Please contribute through a git branch and pull request rather than pushing directly to main.

Typical workflow:

git clone git@github.com:samerlahoud/spark-lab-site.git
cd spark-lab-site
git checkout -b add-my-resource

If you do not use SSH with GitHub, clone with HTTPS instead:

git clone https://github.com/samerlahoud/spark-lab-site.git
cd spark-lab-site
git checkout -b add-my-resource

Make your changes, then:

git add .
git commit -m "Add resource: short descriptive title"
git push origin add-my-resource

Then open a pull request on GitHub.

What students should add

For a new public resource, the usual contribution is:

  • one artifact folder under artifacts/
  • one public-facing page under resources/
  • one update to resources/index.qmd so the resource appears on the landing page

Recommended files:

artifacts/
  your-resource-slug/
    metadata.yml
    README.md
    preview.png
    scripts/
    data/

resources/
  your-resource-slug.qmd

Use a short lowercase slug with hyphens, for example lorawan-measurements-lebanon.
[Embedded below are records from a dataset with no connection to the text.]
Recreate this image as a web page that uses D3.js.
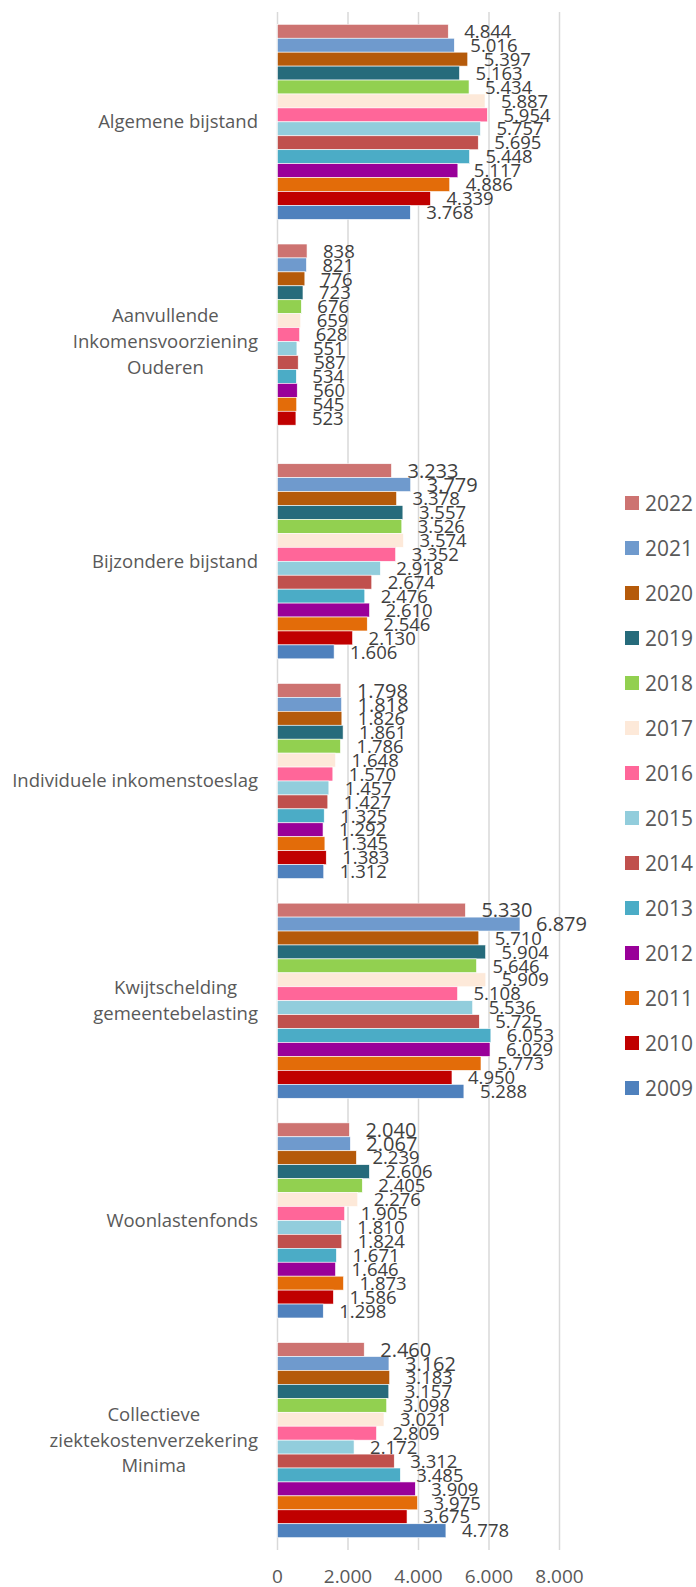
<!DOCTYPE html>
<html>
<head>
<meta charset="utf-8">
<script src="https://cdn.jsdelivr.net/npm/d3@7"></script>
<style>
  body { margin: 0; background: #fff; }
  svg { display: block; }
</style>
</head>
<body>
<div id="chart"></div>
<script>
let w = 696;
let h = 1587;

// categories, top to bottom
const categories = [
  ["Algemene bijstand"],
  ["Aanvullende", "Inkomensvoorziening", "Ouderen"],
  ["Bijzondere bijstand"],
  ["Individuele inkomenstoeslag"],
  ["Kwijtschelding", "gemeentebelasting"],
  ["Woonlastenfonds"],
  ["Collectieve", "ziektekostenverzekering", "Minima"]
];

// series, in the order the bars are stacked inside a group
const years = ["2022","2021","2020","2019","2018","2017","2016","2015","2014","2013","2012","2011","2010","2009"];
const colors = ["#CD7371","#6F9ACD","#B55A0A","#266B7B","#92D050","#FDE9D9","#FF6699","#92CDDC","#C0504D","#4BACC6","#990099","#E36C09","#C00000","#4F81BD"];

// values per category, same order as years (null = no value)
const algemeneBijstand = [4844, 5016, 5397, 5163, 5434, 5887, 5954, 5757, 5695, 5448, 5117, 4886, 4339, 3768];
const aio              = [838, 821, 776, 723, 676, 659, 628, 551, 587, 534, 560, 545, 523, null];
const bijzondereBijst  = [3233, 3779, 3378, 3557, 3526, 3574, 3352, 2918, 2674, 2476, 2610, 2546, 2130, 1606];
const indivToeslag     = [1798, 1818, 1826, 1861, 1786, 1648, 1570, 1457, 1427, 1325, 1292, 1345, 1383, 1312];
const kwijtschelding   = [5330, 6879, 5710, 5904, 5646, 5909, 5108, 5536, 5725, 6053, 6029, 5773, 4950, 5288];
const woonlastenfonds  = [2040, 2067, 2239, 2606, 2405, 2276, 1905, 1810, 1824, 1671, 1646, 1873, 1586, 1298];
const czm              = [2460, 3162, 3183, 3157, 3098, 3021, 2809, 2172, 3312, 3485, 3909, 3975, 3675, 4778];

const values = [algemeneBijstand, aio, bijzondereBijst, indivToeslag, kwijtschelding, woonlastenfonds, czm];

const xTicks = [0, 2000, 4000, 6000, 8000];

const nl = d3.formatLocale({decimal: ",", thousands: ".", grouping: [3], currency: ["€", ""]});
const fmt = nl.format(",d");

let rows = [];
values.forEach((vals, ci) => {
  vals.forEach((v, yi) => {
    if (v != null) rows.push({cat: ci, year: years[yi], value: v, color: colors[yi]});
  });
});

let svg = d3.select("#chart").append("svg")
  .attr("width", w)
  .attr("height", h);

const plotTop = 12, plotBottom = 1550;

let x = d3.scaleLinear().domain([0, 8000]).range([277.5, 559.5]);

let y0 = d3.scaleBand()
  .domain(d3.range(categories.length))
  .range([plotTop, plotBottom])
  .paddingInner(0.112)
  .paddingOuter(0.056);

let y1 = d3.scaleBand()
  .domain(years)
  .range([0, y0.bandwidth()]);

// gridlines
svg.append("g")
  .selectAll("line")
  .data(xTicks)
  .join("line")
    .attr("x1", d => x(d)).attr("x2", d => x(d))
    .attr("y1", plotTop).attr("y2", plotBottom)
    .attr("stroke", "#d9d9d9")
    .attr("stroke-width", 1.5);

// tick labels
svg.append("g")
  .selectAll("text")
  .data(xTicks)
  .join("text")
    .attr("x", d => x(d))
    .attr("y", 1576)
    .attr("dy", "0.35em")
    .attr("text-anchor", "middle")
    .attr("font-family", "Open Sans")
    .attr("font-size", 19)
    .attr("fill", "#595959")
    .text(d => fmt(d));

// bars
svg.append("g")
  .selectAll("rect")
  .data(rows)
  .join("rect")
    .attr("x", x(0))
    .attr("y", d => y0(d.cat) + y1(d.year))
    .attr("width", d => x(d.value) - x(0))
    .attr("height", y1.bandwidth())
    .attr("fill", d => d.color)
    .attr("stroke", "#fff")
    .attr("stroke-width", 0.6);

// value labels
svg.append("g")
  .selectAll("text")
  .data(rows)
  .join("text")
    .attr("x", d => x(d.value) + 16)
    .attr("y", d => y0(d.cat) + y1(d.year) + y1.bandwidth() / 2)
    .attr("dy", "0.36em")
    .attr("font-family", "Open Sans")
    .attr("font-size", d => (d.year == "2022" || d.year == "2021") && d.cat >= 2 ? 20 : 18.5)
    .attr("fill", "#404040")
    .text(d => fmt(d.value));

// category labels: right aligned block, lines centered within it
let catG = svg.append("g")
  .attr("font-family", "Open Sans")
  .attr("font-size", 18.5)
  .attr("fill", "#595959");

categories.forEach((lines, ci) => {
  let t = catG.append("text").attr("text-anchor", "middle");
  let cy = y0(ci) + y0.bandwidth() / 2;
  let lh = 25.7;
  lines.forEach((line, li) => {
    t.append("tspan")
      .attr("y", cy + (li - (lines.length - 1) / 2) * lh)
      .attr("dy", "0.35em")
      .text(line);
  });
  let widest = d3.max(t.selectAll("tspan").nodes(), n => n.getComputedTextLength());
  t.selectAll("tspan").attr("x", 258 - widest / 2);
});

// legend
let legend = svg.append("g")
  .selectAll("g")
  .data(years)
  .join("g")
    .attr("transform", (d, i) => "translate(625," + (503 + i * 45) + ")");

legend.append("rect")
  .attr("x", 0).attr("y", -7)
  .attr("width", 14).attr("height", 14)
  .attr("fill", (d, i) => colors[i]);

legend.append("text")
  .attr("x", 20)
  .attr("dy", "0.36em")
  .attr("font-family", "Open Sans")
  .attr("font-size", 21)
  .attr("fill", "#595959")
  .text(d => d);
</script>
</body>
</html>
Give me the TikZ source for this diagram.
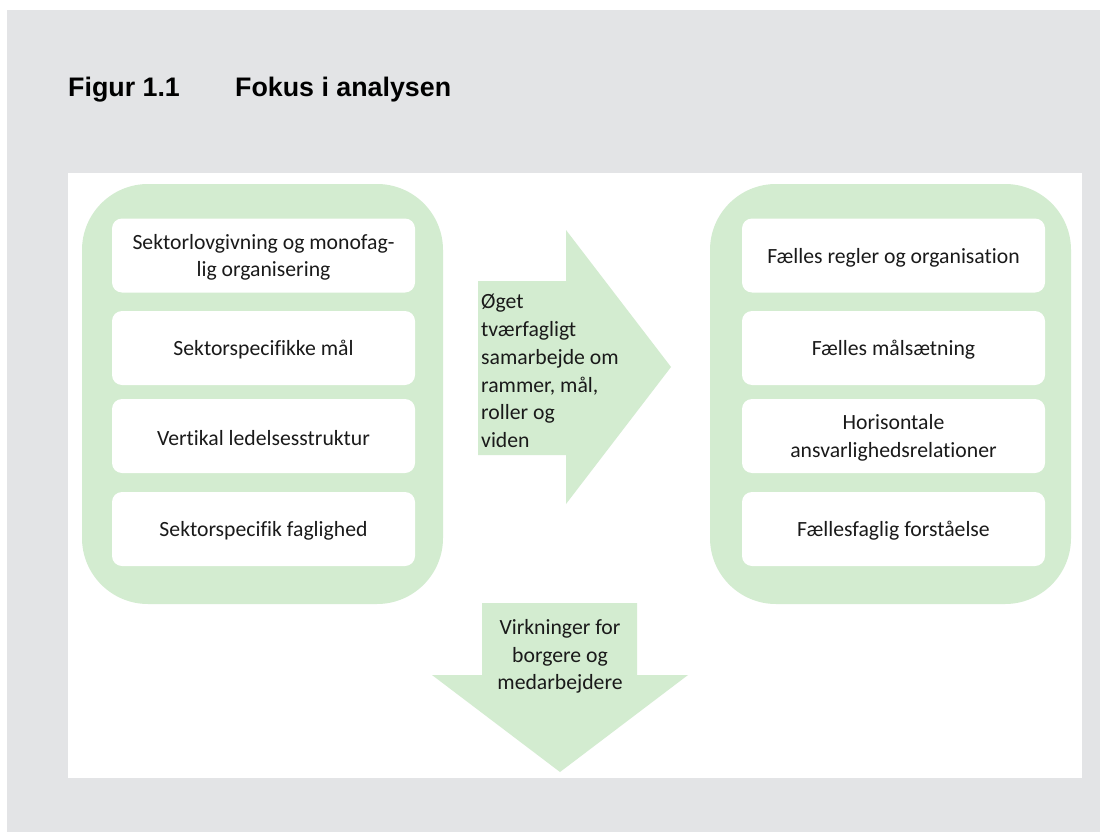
\documentclass[tikz,border=0pt]{standalone}
\usepackage{fontspec}
\setmainfont{Carlito}[Ligatures=NoCommon]
\newfontfamily\titlefont{Liberation Sans}
\definecolor{panelgray}{HTML}{E3E4E6}
\definecolor{lightgreen}{HTML}{D3ECD0}
\definecolor{ink}{HTML}{1A1A1A}
\tikzset{
  greenpanel/.style={fill=lightgreen, draw=none, rounded corners=66pt},
  itembox/.style={fill=white, draw=none, rounded corners=10pt, minimum width=303pt, minimum height=74pt},
  itemtext/.style={align=center, inner sep=0pt, text=ink, font=\fontsize{21.7}{27.5}\selectfont},
  arrowshape/.style={fill=lightgreen, draw=none},
  arrowtext/.style={inner sep=0pt, text=ink, font=\fontsize{21.7}{27.8}\selectfont},
  titletext/.style={inner sep=0pt, anchor=base west, font=\titlefont\bfseries\fontsize{26.8}{30}\selectfont, text=black}
}
\begin{document}
\begin{tikzpicture}[x=1pt,y=-1pt]
\useasboundingbox (0,0) rectangle (1100,832);
\fill[white] (0,0) rectangle (1100,832);
\fill[panelgray] (7,10) rectangle (1100,832);
\fill[white] (68,173) rectangle (1082,778);
% title
\node[titletext] (fig) at (68,97) {Figur 1.1};
\node[titletext] (ttl) at (235,97) {Fokus i analysen};
% green panels
\fill[greenpanel] (82,184) rectangle (443,604);
\fill[greenpanel] (710,184) rectangle (1071,604);
% left boxes
\node[itembox] (l1) at (263.5,255.5) {};
\node[itembox] (l2) at (263.5,348) {};
\node[itembox] (l3) at (263.5,436) {};
\node[itembox] (l4) at (263.5,529) {};
\node[itemtext] (l1t) at ([yshift=-2pt]l1.center) {Sektorlovgivning og monofag-\\lig organisering};
\node[itemtext] (l2t) at ([yshift=-2pt]l2.center) {Sektorspecifikke mål};
\node[itemtext] (l3t) at ([yshift=-2pt]l3.center) {Vertikal ledelsesstruktur};
\node[itemtext] (l4t) at ([yshift=-2pt]l4.center) {Sektorspecifik faglighed};
% right boxes
\node[itembox] (r1) at (893.5,255.5) {};
\node[itembox] (r2) at (893.5,348) {};
\node[itembox] (r3) at (893.5,436) {};
\node[itembox] (r4) at (893.5,529) {};
\node[itemtext] (r1t) at ([yshift=-2pt]r1.center) {Fælles regler og organisation};
\node[itemtext] (r2t) at ([yshift=-2pt]r2.center) {Fælles målsætning};
\node[itemtext] (r3t) at ([yshift=-2pt]r3.center) {Horisontale\\ansvarlighedsrelationer};
\node[itemtext] (r4t) at ([yshift=-2pt]r4.center) {Fællesfaglig forståelse};
% right arrow
\fill[arrowshape] (478,281) -- (566,281) -- (566,230) -- (671,367) -- (566,504) -- (566,455) -- (478,455) -- cycle;
\node[arrowtext, align=left, anchor=west] (at) at (481,371) {Øget\\tværfagligt\\samarbejde om\\rammer, mål,\\roller og\\viden};
% down arrow
\fill[arrowshape] (482,603) -- (637,603) -- (637,675) -- (688,675) -- (560,772) -- (432,675) -- (482,675) -- cycle;
\node[arrowtext, align=center] (dt) at (560,656.5) {Virkninger for\\borgere og\\medarbejdere};
\end{tikzpicture}
\end{document}
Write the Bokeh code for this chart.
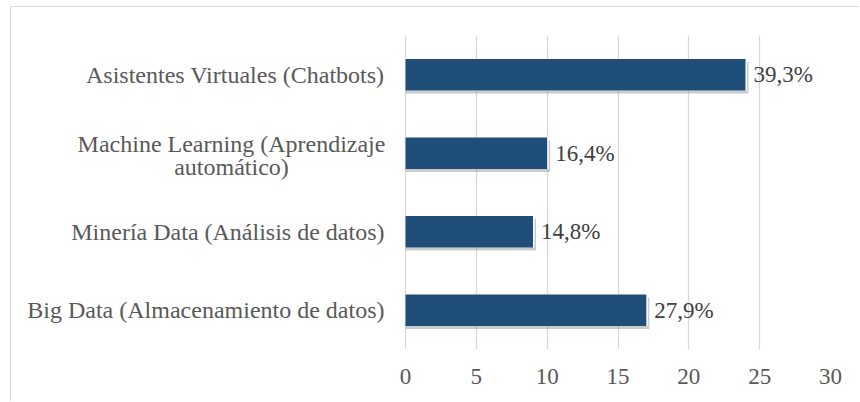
from bokeh.plotting import figure
from bokeh.models import ColumnDataSource, FactorRange, Label
from bokeh.transform import dodge
from bokeh.core.properties import value
from bokeh.embed import file_html
from bokeh.resources import INLINE

# ---- data ----
categories = [
    "Asistentes Virtuales (Chatbots)",
    "Machine Learning (Aprendizaje\nautomático)",
    "Minería Data (Análisis de datos)",
    "Big Data (Almacenamiento de datos)",
]
counts = [24, 10, 9, 17]
percent_labels = ["39,3%", "16,4%", "14,8%", "27,9%"]
x_ticks = [0, 5, 10, 15, 20, 25, 30]

# ---- style ----
FONT = "Liberation Serif"
BAR = "#1F4E79"
TXT = "#595959"
GRID = "#D9D9D9"
W, H = 849, 395
LABEL_AREA, MR, MT, MB = 394, 30, 28, 53   # px reserved left of the value axis zero
X_MAX = 30
px_per_unit = (W - LABEL_AREA - MR) / X_MAX
px_per_cat = (H - MT - MB) / len(categories)
shadow_dx = 3 / px_per_unit
white_dx = 1.5 / px_per_unit
shadow_dy = -3 / px_per_cat

factors = list(reversed(categories))

src = ColumnDataSource(dict(
    cat=categories,
    val=counts,
    lab=percent_labels,
    sh=[v + shadow_dx for v in counts],
    wh=[v + white_dx for v in counts],
))

p = figure(
    width=W, height=H,
    y_range=FactorRange(factors=factors),
    x_range=(-LABEL_AREA / px_per_unit, X_MAX),
    output_backend="svg", toolbar_location=None,
    min_border_left=0, min_border_right=MR, min_border_top=MT, min_border_bottom=MB,
)
p.styles = {"border-left": "1px solid #D9D9D9", "border-top": "1px solid #D9D9D9",
            "margin-left": "10px", "margin-top": "6px"}
p.outline_line_color = None
p.background_fill_color = "white"
p.border_fill_color = "white"

# shadow
p.hbar(y=dodge("cat", shadow_dy, range=p.y_range), left=0, right="sh", height=0.4,
       source=src, fill_color="#8C8C8C", fill_alpha=0.45, line_color=None)
p.hbar(y="cat", left=0, right="wh", height=0.4, source=src,
       fill_color="white", line_color=None)
p.hbar(y="cat", left=0, right="val", height=0.4, source=src,
       fill_color=BAR, line_color=None)

p.text(x="val", y="cat", text="lab", source=src, x_offset=8,
       text_font=value(FONT), text_font_size="23px", text_color="#404040",
       text_align="left", text_baseline="middle")

# grid
p.ygrid.grid_line_color = None
p.xgrid.grid_line_color = GRID
p.xgrid.grid_line_width = 1.3
p.xaxis.ticker = x_ticks

ax = p.xaxis
ax.axis_line_color = None
ax.major_tick_line_color = None
ax.minor_tick_line_color = None
ax.major_tick_out = 0
ax.major_label_text_font = FONT
ax.major_label_text_color = TXT
ax.major_label_text_font_size = "23px"
ax.major_label_standoff = 19

# category labels (drawn as labels so the two-line one can be centred line by line)
p.yaxis.visible = False
STANDOFF = 21
for c in categories:
    y_syn = factors.index(c) + 0.5   # synthetic coordinate of the factor centre
    lines = c.split("\n")
    if len(lines) == 1:
        p.add_layout(Label(x=0, y=y_syn, text=c, x_offset=-STANDOFF,
                           text_align="right", text_baseline="middle",
                           text_font=FONT, text_font_size="24px", text_color=TXT))
    else:
        offsets = [9.6, -13.8]
        for line, dy in zip(lines, offsets):
            p.add_layout(Label(x=0, y=y_syn, text=line, x_offset=-174, y_offset=dy,
                               text_align="center", text_baseline="middle",
                               text_font=FONT, text_font_size="24px", text_color=TXT))

open("out.html", "w").write(file_html(p, INLINE))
Minimum expectations for a resource

Each resource should include:

  • a title
  • a one-sentence summary
  • authors or contributors
  • a related paper, report, or project
  • a link to the artifact, dataset, code, or script
  • one preview figure, screenshot, or example result
  • a maintainer name

For datasets, please describe:

  • what the data contains
  • how it was collected or generated
  • file formats and important columns or fields
  • where the full dataset is hosted, if it is too large for git
  • how the dataset should be cited or acknowledged

For scripts or notebooks, please describe:

  • what the script does
  • required software, packages, or input files
  • how to run it
  • expected outputs
  • known limitations or assumptions

Public vs internal material

Use this rule:

  • artifacts/ can hold structured research material prepared through git
  • resources/ should contain polished public-facing pages ready to be shown on the website

If something is not ready for public release, it can still be prepared in artifacts/ first.

Resource page checklist

Before opening a pull request, please check that your contribution includes:

  • a clear overview
  • a related paper or citation if available
  • access instructions or usage notes
  • one preview image or representative result
  • links that work
  • clean filenames and folder names

If the material is still being prepared, it is fine to open a draft pull request with only the artifacts/ folder and explain what is missing.

Rendering locally

To preview the site locally:

quarto preview

To build the site:

quarto render

The publications page is generated automatically before render from the BibTeX database.

Questions

If you are unsure whether a resource is ready for the public site, open a draft pull request first and describe the current state of the material.